The US and the UK are returning to National Isolation. What is the big deal? Why the retreat in fear?
Graham Phoenix, in his political commentary Across The Pond, looks at the reducing role of the USA, from the other side of the Atlantic, as well as considering why the UK is so keen to follow its example. What is the death wish driving these two once great nations?
POTUS appears to be doing all in his power to engage the US in a withdrawal from the international scene. Considering that his personal political power is very limited it is extraordinary how quickly he is achieving it. The clearest example of this was his withdrawal from contact with other world leaders at the recent G20 summit in Germany.
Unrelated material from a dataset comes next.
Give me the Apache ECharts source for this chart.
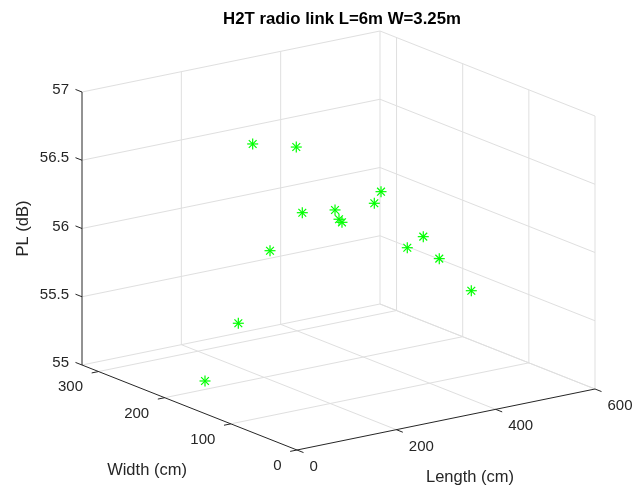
<!DOCTYPE html>
<html>
<head>
<meta charset="utf-8">
<script src="https://cdn.jsdelivr.net/npm/echarts@6/dist/echarts.min.js"></script>
<style>
html,body{margin:0;padding:0;background:#ffffff;}
#chart{width:638px;height:492px;}
</style>
</head>
<body>
<div id="chart"></div>
<script>
// ---------------- data ----------------
const titleText = 'H2T radio link L=6m W=3.25m';
const lengthLabel = 'Length (cm)';
const widthLabel = 'Width (cm)';
const plLabel = 'PL (dB)';

const lengthRange = [0, 600];
const widthRange = [0, 325];
const plRange = [55, 57];

const lengthTicks = [0, 200, 400, 600];
const widthTicks = [0, 100, 200, 300];
const plTicks = [55, 55.5, 56, 56.5, 57];
const lengthTickLabels = ['0', '200', '400', '600'];
const widthTickLabels = ['0', '100', '200', '300'];
const plTickLabels = ['55', '55.5', '56', '56.5', '57'];

// measurement points (Length cm, Width cm, PL dB)
const lengthCm = [127.2, 215.0, 385.6, 372.1, 293.0, 227.1, 301.0, 307.0, 470.7, 438.5, 502.9, 162.1, 567.4, 98.3, 31.2];
const widthCm  = [162.5, 162.5, 162.5, 162.5, 162.5, 162.5, 162.5, 162.5, 162.5, 162.5, 162.5, 162.5, 162.5, 162.5, 162.5];
const plDb     = [56.836, 56.748, 56.294, 56.219, 56.229, 56.258, 56.155, 56.128, 55.901, 55.844, 55.716, 56.028, 55.433, 55.544, 55.171];

// ---------------- view (camera) ----------------
// view-plane position of the box origin and of the three unit box edges
const VIEW = { origin: [297, 450], eL: [298, -61], eW: [-215, -85], eZ: [0, -273] };

function norm(v, r) { return (v - r[0]) / (r[1] - r[0]); }
function project(L, W, Z) {
  const a = norm(L, lengthRange), b = norm(W, widthRange), c = norm(Z, plRange);
  return [
    VIEW.origin[0] + a * VIEW.eL[0] + b * VIEW.eW[0] + c * VIEW.eZ[0],
    VIEW.origin[1] + a * VIEW.eL[1] + b * VIEW.eW[1] + c * VIEW.eZ[1]
  ];
}
function unit(v) { const n = Math.hypot(v[0], v[1]); return [v[0] / n, v[1] / n]; }

const FONT = '"Liberation Sans", Arial, Helvetica, sans-serif';
const AXIS_COLOR = '#262626';
const GRID_COLOR = '#dfdfdf';
const L0 = lengthRange[0], L1 = lengthRange[1];
const W0 = widthRange[0], W1 = widthRange[1];
const Z0 = plRange[0], Z1 = plRange[1];

// ---------------- grid segments ----------------
const gridSegs = [];
widthTicks.forEach(w => { if (w !== W0) gridSegs.push([L0, w, Z0, L1, w, Z0]); });
lengthTicks.forEach(l => { if (l !== L0) gridSegs.push([l, W0, Z0, l, W1, Z0]); });
plTicks.forEach(z => gridSegs.push([L0, W1, z, L1, W1, z]));
lengthTicks.forEach(l => { if (l !== L0) gridSegs.push([l, W1, Z0, l, W1, Z1]); });
plTicks.forEach(z => gridSegs.push([L1, W0, z, L1, W1, z]));
widthTicks.forEach(w => gridSegs.push([L1, w, Z0, L1, w, Z1]));

const axisSegs = [
  [L0, W1, Z0, L0, W1, Z1],
  [L0, W0, Z0, L0, W1, Z0],
  [L0, W0, Z0, L1, W0, Z0]
];

// tick marks: [L, W, Z, axis, index]  axis 0 = PL, 1 = width, 2 = length
const tickData = [];
plTicks.forEach((z, i) => tickData.push([L0, W1, z, 0, i]));
widthTicks.forEach((w, i) => tickData.push([L0, w, Z0, 1, i]));
lengthTicks.forEach((l, i) => tickData.push([l, W0, Z0, 2, i]));

const pointData = lengthCm.map((l, i) => [l, widthCm[i], plDb[i]]);

const titleData = [
  [L0, W1, (Z0 + Z1) / 2, 0],
  [L0, (W0 + W1) / 2, Z0, 1],
  [(L0 + L1) / 2, W0, Z0, 2]
];

function segRender(color) {
  return function (params, api) {
    const p1 = api.coord(project(api.value(0), api.value(1), api.value(2)));
    const p2 = api.coord(project(api.value(3), api.value(4), api.value(5)));
    return { type: 'line', shape: { x1: p1[0], y1: p1[1], x2: p2[0], y2: p2[1] },
      style: { stroke: color, lineWidth: 1 }, silent: true };
  };
}

const dirW = unit(VIEW.eW), dirL = unit(VIEW.eL);
const TICK_LEN = 7;

const option = {
  animation: false,
  backgroundColor: '#ffffff',
  title: {
    text: titleText, left: 337, top: 6, textAlign: 'center',
    textStyle: { fontFamily: FONT, fontSize: 16.8, fontWeight: 'bold', color: '#000000' }
  },
  grid: { left: 0, right: 0, top: 0, bottom: 0 },
  xAxis: { type: 'value', min: 0, max: 638, show: false },
  yAxis: { type: 'value', min: 0, max: 492, inverse: true, show: false },
  series: [
    { type: 'custom', name: 'grid', clip: false, silent: true, data: gridSegs, renderItem: segRender(GRID_COLOR), z: 1 },
    { type: 'custom', name: 'axes', clip: false, silent: true, data: axisSegs, renderItem: segRender(AXIS_COLOR), z: 2 },
    {
      type: 'custom', name: 'ticks', clip: false, silent: true, data: tickData, z: 2,
      renderItem: function (params, api) {
        const p = api.coord(project(api.value(0), api.value(1), api.value(2)));
        const ax = api.value(3), idx = api.value(4);
        let d, lab, dx, dy, align;
        if (ax === 0) { d = dirW; lab = plTickLabels[idx]; dx = -13; dy = -2; align = 'right'; }
        else if (ax === 1) { d = [-dirL[0], -dirL[1]]; lab = widthTickLabels[idx]; dx = -15.5; dy = 15.7; align = 'right'; }
        else { d = [-dirW[0], -dirW[1]]; lab = lengthTickLabels[idx]; dx = 12.5; dy = 17; align = 'left'; }
        return { type: 'group', children: [
          { type: 'line', shape: { x1: p[0], y1: p[1], x2: p[0] + d[0] * TICK_LEN, y2: p[1] + d[1] * TICK_LEN },
            style: { stroke: AXIS_COLOR, lineWidth: 1 } },
          { type: 'text', x: p[0] + dx, y: p[1] + dy,
            style: { text: lab, align: align, verticalAlign: 'middle', fill: AXIS_COLOR,
              font: '15px ' + FONT } }
        ] };
      }
    },
    {
      type: 'custom', name: 'axisTitles', clip: false, silent: true, data: titleData, z: 2,
      renderItem: function (params, api) {
        const p = api.coord(project(api.value(0), api.value(1), api.value(2)));
        const k = api.value(3);
        if (k === 0) {
          return { type: 'text', x: p[0] - 59, y: p[1], rotation: Math.PI / 2,
            style: { text: plLabel, align: 'center', verticalAlign: 'middle', fill: AXIS_COLOR, font: '16.5px ' + FONT } };
        } else if (k === 1) {
          return { type: 'text', x: p[0] - 42.5, y: p[1] + 62.5,
            style: { text: widthLabel, align: 'center', verticalAlign: 'middle', fill: AXIS_COLOR, font: '16.5px ' + FONT } };
        }
        return { type: 'text', x: p[0] + 24, y: p[1] + 57.5,
          style: { text: lengthLabel, align: 'center', verticalAlign: 'middle', fill: AXIS_COLOR, font: '16.5px ' + FONT } };
      }
    },
    {
      type: 'custom', name: 'PL', clip: false, data: pointData, z: 3,
      renderItem: function (params, api) {
        const p = api.coord(project(api.value(0), api.value(1), api.value(2)));
        const r = 5.5, q = r * 0.7071;
        const st = { stroke: '#00ff00', lineWidth: 1.2 };
        return { type: 'group', children: [
          { type: 'line', shape: { x1: p[0] - r, y1: p[1], x2: p[0] + r, y2: p[1] }, style: st },
          { type: 'line', shape: { x1: p[0], y1: p[1] - r, x2: p[0], y2: p[1] + r }, style: st },
          { type: 'line', shape: { x1: p[0] - q, y1: p[1] - q, x2: p[0] + q, y2: p[1] + q }, style: st },
          { type: 'line', shape: { x1: p[0] - q, y1: p[1] + q, x2: p[0] + q, y2: p[1] - q }, style: st }
        ] };
      }
    }
  ]
};

const chart = echarts.init(document.getElementById('chart'), null, { renderer: 'canvas' });
chart.setOption(option);
</script>
</body>
</html>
The only person he seemed to engage with was Putin, that fact begs an enormous number of questions. While this seems to be a personal crusade, it is frightening how many Americans seem to actively support him in this.
Meanwhile over this side of the Pond the UK is hell-bent on turning itself from a major power into a small, all-so-ran country floating just off the edge of Europe. BREXIT will ensure that the UK withdraws from the EU and will inevitably mean that it increasingly falls into the lap of the US sphere of influence. In the light of the advance of 45, this seems an amazing decision.
These two great nations were at the heart of the defeat of Hitler and the creation of a powerful and democratic Europe. Their experience has been forged in the creation of once great empires. Their knowledge and influence has mostly been international. Whilst it is understandable that they want to withdraw from their unsavoury empire-building years, it does not make sense that they want to fall back into isolationism.
The threat of terrorism and the advance of undemocratic leaders demands that nations that believe in freedom and democracy work together to create a peaceful world, not retreat from each other in fear.
This is a big issue that this column will seek to explore with a view to exposing the madness behind it.